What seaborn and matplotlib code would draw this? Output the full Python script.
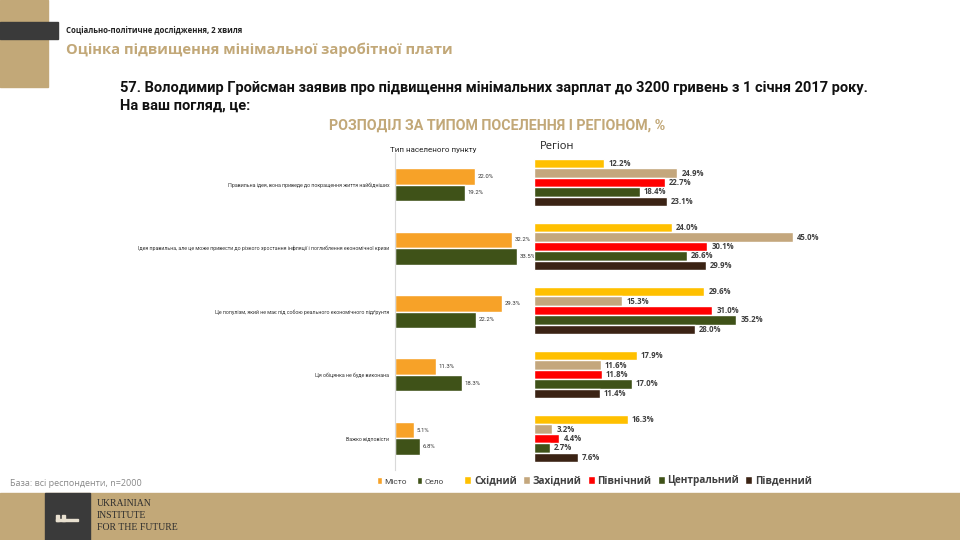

...

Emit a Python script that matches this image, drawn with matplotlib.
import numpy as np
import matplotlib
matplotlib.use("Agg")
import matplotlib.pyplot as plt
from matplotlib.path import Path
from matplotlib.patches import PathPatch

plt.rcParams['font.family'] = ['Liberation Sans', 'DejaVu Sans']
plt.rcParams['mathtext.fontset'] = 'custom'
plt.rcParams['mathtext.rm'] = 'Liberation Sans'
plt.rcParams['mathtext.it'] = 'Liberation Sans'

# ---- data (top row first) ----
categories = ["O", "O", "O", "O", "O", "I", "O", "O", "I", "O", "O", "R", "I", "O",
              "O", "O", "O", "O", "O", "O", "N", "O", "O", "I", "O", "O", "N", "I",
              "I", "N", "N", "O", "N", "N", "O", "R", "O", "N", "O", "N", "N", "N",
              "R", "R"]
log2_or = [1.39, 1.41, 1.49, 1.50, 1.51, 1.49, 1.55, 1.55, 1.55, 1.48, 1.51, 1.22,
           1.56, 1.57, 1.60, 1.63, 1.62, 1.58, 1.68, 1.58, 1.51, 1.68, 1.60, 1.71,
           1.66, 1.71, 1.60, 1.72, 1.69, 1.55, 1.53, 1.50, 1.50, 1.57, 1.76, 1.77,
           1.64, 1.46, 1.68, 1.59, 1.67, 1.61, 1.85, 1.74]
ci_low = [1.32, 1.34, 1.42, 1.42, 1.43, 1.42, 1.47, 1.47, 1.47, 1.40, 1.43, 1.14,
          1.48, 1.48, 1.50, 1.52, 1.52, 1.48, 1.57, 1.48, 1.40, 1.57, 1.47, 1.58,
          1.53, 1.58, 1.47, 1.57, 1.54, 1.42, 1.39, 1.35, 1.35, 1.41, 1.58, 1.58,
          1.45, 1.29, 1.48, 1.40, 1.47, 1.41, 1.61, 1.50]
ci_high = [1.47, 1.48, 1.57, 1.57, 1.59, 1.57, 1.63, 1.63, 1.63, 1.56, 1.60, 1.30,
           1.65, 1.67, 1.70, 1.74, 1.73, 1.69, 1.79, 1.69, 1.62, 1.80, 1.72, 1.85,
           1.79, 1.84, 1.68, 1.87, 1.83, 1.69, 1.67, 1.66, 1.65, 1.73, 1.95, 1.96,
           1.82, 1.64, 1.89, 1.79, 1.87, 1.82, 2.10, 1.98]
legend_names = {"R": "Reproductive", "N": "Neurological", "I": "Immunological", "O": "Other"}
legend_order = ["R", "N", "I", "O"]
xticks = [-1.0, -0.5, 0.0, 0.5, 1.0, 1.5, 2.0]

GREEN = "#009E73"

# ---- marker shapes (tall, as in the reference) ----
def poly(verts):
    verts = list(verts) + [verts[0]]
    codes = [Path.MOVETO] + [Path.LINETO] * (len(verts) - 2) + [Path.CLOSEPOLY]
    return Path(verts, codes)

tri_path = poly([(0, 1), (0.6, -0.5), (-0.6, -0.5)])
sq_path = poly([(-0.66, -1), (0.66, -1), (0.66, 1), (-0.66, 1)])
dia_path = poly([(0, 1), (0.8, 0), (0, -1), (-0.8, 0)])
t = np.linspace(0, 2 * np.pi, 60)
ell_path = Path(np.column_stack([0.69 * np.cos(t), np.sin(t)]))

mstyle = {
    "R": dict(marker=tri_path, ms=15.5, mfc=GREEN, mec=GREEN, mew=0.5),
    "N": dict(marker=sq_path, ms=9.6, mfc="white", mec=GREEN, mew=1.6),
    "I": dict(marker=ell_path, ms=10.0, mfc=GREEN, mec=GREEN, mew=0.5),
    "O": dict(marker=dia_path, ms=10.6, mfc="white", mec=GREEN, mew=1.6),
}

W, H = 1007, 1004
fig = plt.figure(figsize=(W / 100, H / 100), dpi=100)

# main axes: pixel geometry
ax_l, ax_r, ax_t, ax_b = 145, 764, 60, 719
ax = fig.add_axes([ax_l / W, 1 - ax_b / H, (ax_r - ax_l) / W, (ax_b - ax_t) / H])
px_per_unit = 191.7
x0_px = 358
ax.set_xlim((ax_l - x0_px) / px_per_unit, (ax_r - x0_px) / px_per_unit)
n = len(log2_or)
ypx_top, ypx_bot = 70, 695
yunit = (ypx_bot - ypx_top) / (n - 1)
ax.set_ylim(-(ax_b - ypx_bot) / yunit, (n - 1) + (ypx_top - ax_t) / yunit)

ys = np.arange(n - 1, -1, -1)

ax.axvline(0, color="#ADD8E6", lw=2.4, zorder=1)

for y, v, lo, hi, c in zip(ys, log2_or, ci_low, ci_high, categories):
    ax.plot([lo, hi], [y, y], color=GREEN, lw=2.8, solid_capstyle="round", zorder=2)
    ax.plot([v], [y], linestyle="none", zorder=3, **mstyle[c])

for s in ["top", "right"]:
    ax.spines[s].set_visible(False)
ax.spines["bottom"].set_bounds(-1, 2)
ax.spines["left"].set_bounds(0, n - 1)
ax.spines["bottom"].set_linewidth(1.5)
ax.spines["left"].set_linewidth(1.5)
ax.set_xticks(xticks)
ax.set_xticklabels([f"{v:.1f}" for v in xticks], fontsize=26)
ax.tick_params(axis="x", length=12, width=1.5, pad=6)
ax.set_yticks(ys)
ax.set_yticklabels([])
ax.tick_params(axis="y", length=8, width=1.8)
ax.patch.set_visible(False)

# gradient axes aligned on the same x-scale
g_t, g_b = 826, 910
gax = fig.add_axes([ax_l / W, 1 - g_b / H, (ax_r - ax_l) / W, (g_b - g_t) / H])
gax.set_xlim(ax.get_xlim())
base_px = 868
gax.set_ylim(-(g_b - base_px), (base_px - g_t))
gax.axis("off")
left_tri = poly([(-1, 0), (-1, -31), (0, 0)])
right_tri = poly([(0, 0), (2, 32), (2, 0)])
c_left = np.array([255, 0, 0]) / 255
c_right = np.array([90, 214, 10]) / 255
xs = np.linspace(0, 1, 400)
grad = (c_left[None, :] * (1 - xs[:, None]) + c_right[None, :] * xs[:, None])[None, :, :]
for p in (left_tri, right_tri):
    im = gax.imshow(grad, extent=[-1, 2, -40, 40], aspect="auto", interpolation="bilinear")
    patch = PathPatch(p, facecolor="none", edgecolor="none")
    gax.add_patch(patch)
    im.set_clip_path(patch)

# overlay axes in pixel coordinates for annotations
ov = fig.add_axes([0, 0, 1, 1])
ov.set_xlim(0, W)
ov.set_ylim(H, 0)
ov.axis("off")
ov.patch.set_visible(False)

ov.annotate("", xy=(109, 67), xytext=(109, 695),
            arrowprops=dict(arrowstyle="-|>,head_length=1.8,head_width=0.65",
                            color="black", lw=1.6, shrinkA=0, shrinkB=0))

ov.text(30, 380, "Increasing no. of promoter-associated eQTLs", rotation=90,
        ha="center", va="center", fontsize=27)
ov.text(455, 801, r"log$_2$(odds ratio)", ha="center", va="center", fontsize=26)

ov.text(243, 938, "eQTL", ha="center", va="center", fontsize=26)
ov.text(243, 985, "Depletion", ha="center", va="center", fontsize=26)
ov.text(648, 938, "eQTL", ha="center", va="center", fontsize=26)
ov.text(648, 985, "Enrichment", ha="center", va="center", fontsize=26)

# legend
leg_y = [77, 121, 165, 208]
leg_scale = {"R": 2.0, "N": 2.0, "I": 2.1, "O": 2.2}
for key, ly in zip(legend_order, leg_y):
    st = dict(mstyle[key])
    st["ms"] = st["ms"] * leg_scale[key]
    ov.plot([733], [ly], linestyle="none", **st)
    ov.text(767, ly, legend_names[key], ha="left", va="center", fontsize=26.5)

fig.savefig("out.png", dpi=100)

■ **What this task involves**
Within the listing above, the range opens at the line with "Emit a Python" and closes at the line with "plt.rcParams['mathtext.it'] = 'Liberation". Reproduce exactly the lines of that range, including both ends.

■ **Finished exercise**
Emit a Python script that matches this image, drawn with matplotlib.
import numpy as np
import matplotlib
matplotlib.use("Agg")
import matplotlib.pyplot as plt
from matplotlib.path import Path
from matplotlib.patches import PathPatch

plt.rcParams['font.family'] = ['Liberation Sans', 'DejaVu Sans']
plt.rcParams['mathtext.fontset'] = 'custom'
plt.rcParams['mathtext.rm'] = 'Liberation Sans'
plt.rcParams['mathtext.it'] = 'Liberation Sans'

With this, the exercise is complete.